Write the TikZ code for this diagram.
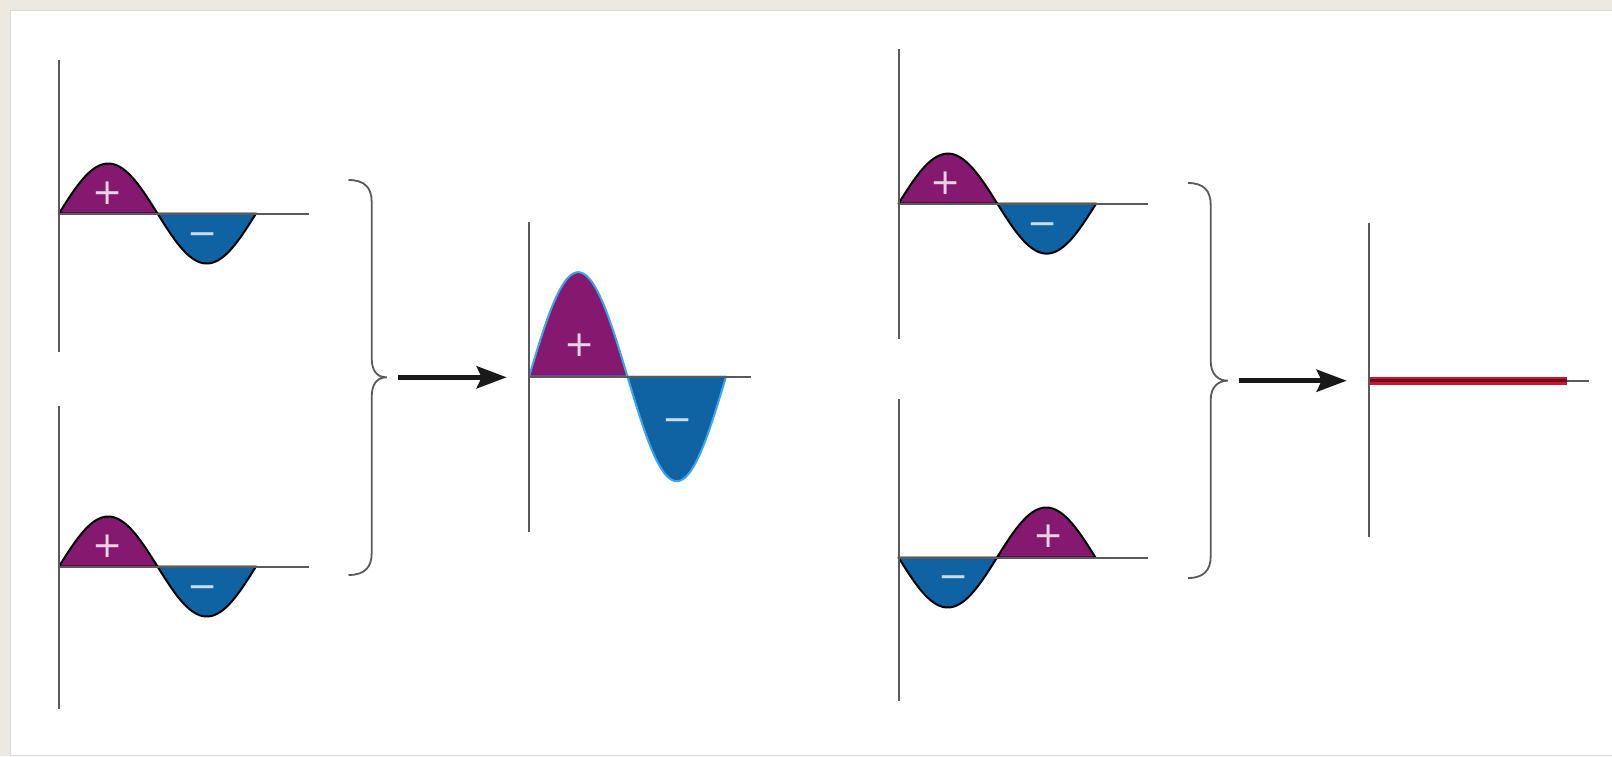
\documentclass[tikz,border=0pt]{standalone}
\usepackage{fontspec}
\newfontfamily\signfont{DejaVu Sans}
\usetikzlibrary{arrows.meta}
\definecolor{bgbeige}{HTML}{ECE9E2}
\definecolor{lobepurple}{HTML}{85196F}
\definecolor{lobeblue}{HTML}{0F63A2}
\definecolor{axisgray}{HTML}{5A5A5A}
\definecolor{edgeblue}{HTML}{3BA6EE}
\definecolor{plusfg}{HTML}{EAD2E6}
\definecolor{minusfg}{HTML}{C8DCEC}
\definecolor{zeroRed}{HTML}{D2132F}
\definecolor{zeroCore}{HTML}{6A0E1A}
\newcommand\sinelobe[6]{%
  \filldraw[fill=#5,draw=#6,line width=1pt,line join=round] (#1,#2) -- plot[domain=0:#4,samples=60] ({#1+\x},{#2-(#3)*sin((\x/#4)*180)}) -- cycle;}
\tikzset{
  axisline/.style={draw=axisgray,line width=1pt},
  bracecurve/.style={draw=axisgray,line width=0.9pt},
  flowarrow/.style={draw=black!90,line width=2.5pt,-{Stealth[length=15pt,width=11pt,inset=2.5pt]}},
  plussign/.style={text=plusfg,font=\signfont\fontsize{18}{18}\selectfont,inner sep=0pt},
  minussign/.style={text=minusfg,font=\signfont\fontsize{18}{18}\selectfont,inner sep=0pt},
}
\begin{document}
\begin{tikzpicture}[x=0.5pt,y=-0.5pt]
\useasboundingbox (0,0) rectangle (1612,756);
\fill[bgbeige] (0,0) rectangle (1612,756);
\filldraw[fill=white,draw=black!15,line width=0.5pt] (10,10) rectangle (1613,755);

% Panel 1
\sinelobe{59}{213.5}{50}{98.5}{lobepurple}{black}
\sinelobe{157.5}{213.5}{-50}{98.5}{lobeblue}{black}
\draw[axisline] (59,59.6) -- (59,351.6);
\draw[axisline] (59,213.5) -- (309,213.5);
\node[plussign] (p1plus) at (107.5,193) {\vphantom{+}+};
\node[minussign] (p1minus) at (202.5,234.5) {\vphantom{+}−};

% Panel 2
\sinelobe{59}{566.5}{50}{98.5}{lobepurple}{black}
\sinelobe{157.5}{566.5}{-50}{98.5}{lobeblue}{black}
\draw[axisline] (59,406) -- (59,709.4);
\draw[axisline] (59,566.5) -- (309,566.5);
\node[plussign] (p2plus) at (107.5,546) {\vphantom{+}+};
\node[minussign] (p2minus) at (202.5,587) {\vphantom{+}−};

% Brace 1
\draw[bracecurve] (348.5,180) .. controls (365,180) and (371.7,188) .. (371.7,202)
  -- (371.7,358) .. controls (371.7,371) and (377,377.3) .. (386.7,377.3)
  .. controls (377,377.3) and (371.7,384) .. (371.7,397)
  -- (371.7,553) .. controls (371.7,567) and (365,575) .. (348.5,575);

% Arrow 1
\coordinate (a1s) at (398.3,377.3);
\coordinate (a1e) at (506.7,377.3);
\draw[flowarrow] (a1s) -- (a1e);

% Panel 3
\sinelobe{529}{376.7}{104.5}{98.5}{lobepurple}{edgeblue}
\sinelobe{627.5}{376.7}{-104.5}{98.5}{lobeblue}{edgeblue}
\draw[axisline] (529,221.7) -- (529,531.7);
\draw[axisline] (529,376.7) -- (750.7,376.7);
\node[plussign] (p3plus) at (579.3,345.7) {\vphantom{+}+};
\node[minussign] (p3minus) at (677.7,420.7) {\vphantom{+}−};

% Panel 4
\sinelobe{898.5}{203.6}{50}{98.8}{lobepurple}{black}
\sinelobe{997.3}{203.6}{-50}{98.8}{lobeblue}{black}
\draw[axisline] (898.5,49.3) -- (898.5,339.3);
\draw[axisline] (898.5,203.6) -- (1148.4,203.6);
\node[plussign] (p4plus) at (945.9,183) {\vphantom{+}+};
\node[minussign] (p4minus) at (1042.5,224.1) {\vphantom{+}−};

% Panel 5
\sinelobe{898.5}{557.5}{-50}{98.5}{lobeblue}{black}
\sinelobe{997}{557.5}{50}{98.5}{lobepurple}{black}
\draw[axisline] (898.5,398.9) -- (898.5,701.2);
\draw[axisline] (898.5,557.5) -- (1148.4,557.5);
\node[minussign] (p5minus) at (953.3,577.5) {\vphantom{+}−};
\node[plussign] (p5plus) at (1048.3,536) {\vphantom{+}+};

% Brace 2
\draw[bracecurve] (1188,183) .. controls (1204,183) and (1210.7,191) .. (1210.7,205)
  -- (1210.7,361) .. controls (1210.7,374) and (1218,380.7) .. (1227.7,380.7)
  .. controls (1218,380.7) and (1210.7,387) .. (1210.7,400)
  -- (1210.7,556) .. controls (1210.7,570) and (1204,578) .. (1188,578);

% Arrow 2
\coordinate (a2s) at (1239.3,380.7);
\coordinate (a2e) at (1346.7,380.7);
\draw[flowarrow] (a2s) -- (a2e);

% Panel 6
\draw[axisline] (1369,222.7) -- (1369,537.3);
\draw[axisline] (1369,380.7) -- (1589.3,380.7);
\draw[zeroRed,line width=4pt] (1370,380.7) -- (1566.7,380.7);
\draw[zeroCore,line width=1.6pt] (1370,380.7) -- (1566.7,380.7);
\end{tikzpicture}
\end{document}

____

Could you repeat all of the material exactly? Pictures should not be copied.

Write the TikZ code for this diagram.
\documentclass[tikz,border=0pt]{standalone}
\usepackage{fontspec}
\newfontfamily\signfont{DejaVu Sans}
\usetikzlibrary{arrows.meta}
\definecolor{bgbeige}{HTML}{ECE9E2}
\definecolor{lobepurple}{HTML}{85196F}
\definecolor{lobeblue}{HTML}{0F63A2}
\definecolor{axisgray}{HTML}{5A5A5A}
\definecolor{edgeblue}{HTML}{3BA6EE}
\definecolor{plusfg}{HTML}{EAD2E6}
\definecolor{minusfg}{HTML}{C8DCEC}
\definecolor{zeroRed}{HTML}{D2132F}
\definecolor{zeroCore}{HTML}{6A0E1A}
\newcommand\sinelobe[6]{%
  \filldraw[fill=#5,draw=#6,line width=1pt,line join=round] (#1,#2) -- plot[domain=0:#4,samples=60] ({#1+\x},{#2-(#3)*sin((\x/#4)*180)}) -- cycle;}
\tikzset{
  axisline/.style={draw=axisgray,line width=1pt},
  bracecurve/.style={draw=axisgray,line width=0.9pt},
  flowarrow/.style={draw=black!90,line width=2.5pt,-{Stealth[length=15pt,width=11pt,inset=2.5pt]}},
  plussign/.style={text=plusfg,font=\signfont\fontsize{18}{18}\selectfont,inner sep=0pt},
  minussign/.style={text=minusfg,font=\signfont\fontsize{18}{18}\selectfont,inner sep=0pt},
}
\begin{document}
\begin{tikzpicture}[x=0.5pt,y=-0.5pt]
\useasboundingbox (0,0) rectangle (1612,756);
\fill[bgbeige] (0,0) rectangle (1612,756);
\filldraw[fill=white,draw=black!15,line width=0.5pt] (10,10) rectangle (1613,755);

% Panel 1
\sinelobe{59}{213.5}{50}{98.5}{lobepurple}{black}
\sinelobe{157.5}{213.5}{-50}{98.5}{lobeblue}{black}
\draw[axisline] (59,59.6) -- (59,351.6);
\draw[axisline] (59,213.5) -- (309,213.5);
\node[plussign] (p1plus) at (107.5,193) {\vphantom{+}+};
\node[minussign] (p1minus) at (202.5,234.5) {\vphantom{+}−};

% Panel 2
\sinelobe{59}{566.5}{50}{98.5}{lobepurple}{black}
\sinelobe{157.5}{566.5}{-50}{98.5}{lobeblue}{black}
\draw[axisline] (59,406) -- (59,709.4);
\draw[axisline] (59,566.5) -- (309,566.5);
\node[plussign] (p2plus) at (107.5,546) {\vphantom{+}+};
\node[minussign] (p2minus) at (202.5,587) {\vphantom{+}−};

% Brace 1
\draw[bracecurve] (348.5,180) .. controls (365,180) and (371.7,188) .. (371.7,202)
  -- (371.7,358) .. controls (371.7,371) and (377,377.3) .. (386.7,377.3)
  .. controls (377,377.3) and (371.7,384) .. (371.7,397)
  -- (371.7,553) .. controls (371.7,567) and (365,575) .. (348.5,575);

% Arrow 1
\coordinate (a1s) at (398.3,377.3);
\coordinate (a1e) at (506.7,377.3);
\draw[flowarrow] (a1s) -- (a1e);

% Panel 3
\sinelobe{529}{376.7}{104.5}{98.5}{lobepurple}{edgeblue}
\sinelobe{627.5}{376.7}{-104.5}{98.5}{lobeblue}{edgeblue}
\draw[axisline] (529,221.7) -- (529,531.7);
\draw[axisline] (529,376.7) -- (750.7,376.7);
\node[plussign] (p3plus) at (579.3,345.7) {\vphantom{+}+};
\node[minussign] (p3minus) at (677.7,420.7) {\vphantom{+}−};

% Panel 4
\sinelobe{898.5}{203.6}{50}{98.8}{lobepurple}{black}
\sinelobe{997.3}{203.6}{-50}{98.8}{lobeblue}{black}
\draw[axisline] (898.5,49.3) -- (898.5,339.3);
\draw[axisline] (898.5,203.6) -- (1148.4,203.6);
\node[plussign] (p4plus) at (945.9,183) {\vphantom{+}+};
\node[minussign] (p4minus) at (1042.5,224.1) {\vphantom{+}−};

% Panel 5
\sinelobe{898.5}{557.5}{-50}{98.5}{lobeblue}{black}
\sinelobe{997}{557.5}{50}{98.5}{lobepurple}{black}
\draw[axisline] (898.5,398.9) -- (898.5,701.2);
\draw[axisline] (898.5,557.5) -- (1148.4,557.5);
\node[minussign] (p5minus) at (953.3,577.5) {\vphantom{+}−};
\node[plussign] (p5plus) at (1048.3,536) {\vphantom{+}+};

% Brace 2
\draw[bracecurve] (1188,183) .. controls (1204,183) and (1210.7,191) .. (1210.7,205)
  -- (1210.7,361) .. controls (1210.7,374) and (1218,380.7) .. (1227.7,380.7)
  .. controls (1218,380.7) and (1210.7,387) .. (1210.7,400)
  -- (1210.7,556) .. controls (1210.7,570) and (1204,578) .. (1188,578);

% Arrow 2
\coordinate (a2s) at (1239.3,380.7);
\coordinate (a2e) at (1346.7,380.7);
\draw[flowarrow] (a2s) -- (a2e);

% Panel 6
\draw[axisline] (1369,222.7) -- (1369,537.3);
\draw[axisline] (1369,380.7) -- (1589.3,380.7);
\draw[zeroRed,line width=4pt] (1370,380.7) -- (1566.7,380.7);
\draw[zeroCore,line width=1.6pt] (1370,380.7) -- (1566.7,380.7);
\end{tikzpicture}
\end{document}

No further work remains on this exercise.